Old Guys Surrender the Jukebox

Debuting a new piece with Geoffrey Keezer at the Eau Claire Jazz Festival this Friday and Saturday (schedule and ticket info here). Never done anything like this, just me standing there in my boots reading while Geoffrey and the jazz cats do their thing. The piece I wrote is about a military veteran and a muse and a bridge, and it’s called “Old Guys Surrender the Jukebox,” and it starts like this:

OLD GUYS SURRENDER THE JUKEBOX

The warm air hits me like a beer belch
As I step inside the Joynt
Outside it’s cold
Not scarf-and-sweater cold, not mama-knit-yer-mittens cold;
Deep freeze cold, death star cold. Ted-Williams-cranium-in-a-tank cold.
A real nose-hair snapper.
I stop and stomp—it’s how we make an entrance around here
Knock the snow out, knock the feeling in.

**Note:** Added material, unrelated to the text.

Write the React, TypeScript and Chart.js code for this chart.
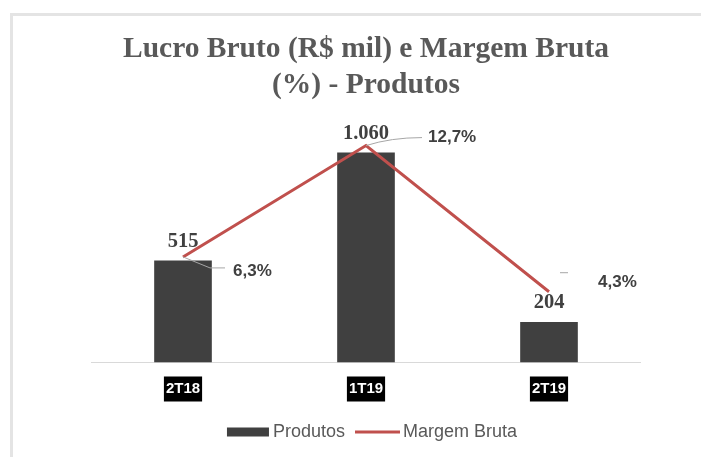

Place feels right tonight,
The cue-ball click, the floorboard creak,
The peanut shell crackle underfoot.
The cheap taps, the shot-glass rap, the chaser,
The rattle of the till, the scrape of change, the hey-dere yah-hey
And back above the bar, a simple neon fact: “No Light Beer”
As I am long-term teetotal I find this
Neither a discouragement nor an encouragement.
“O’Doul’s,” I tell the barkeep, “and keep’em comin’”
Then I tip him three quarters and say, “Ach, one’ll prolly do’er.”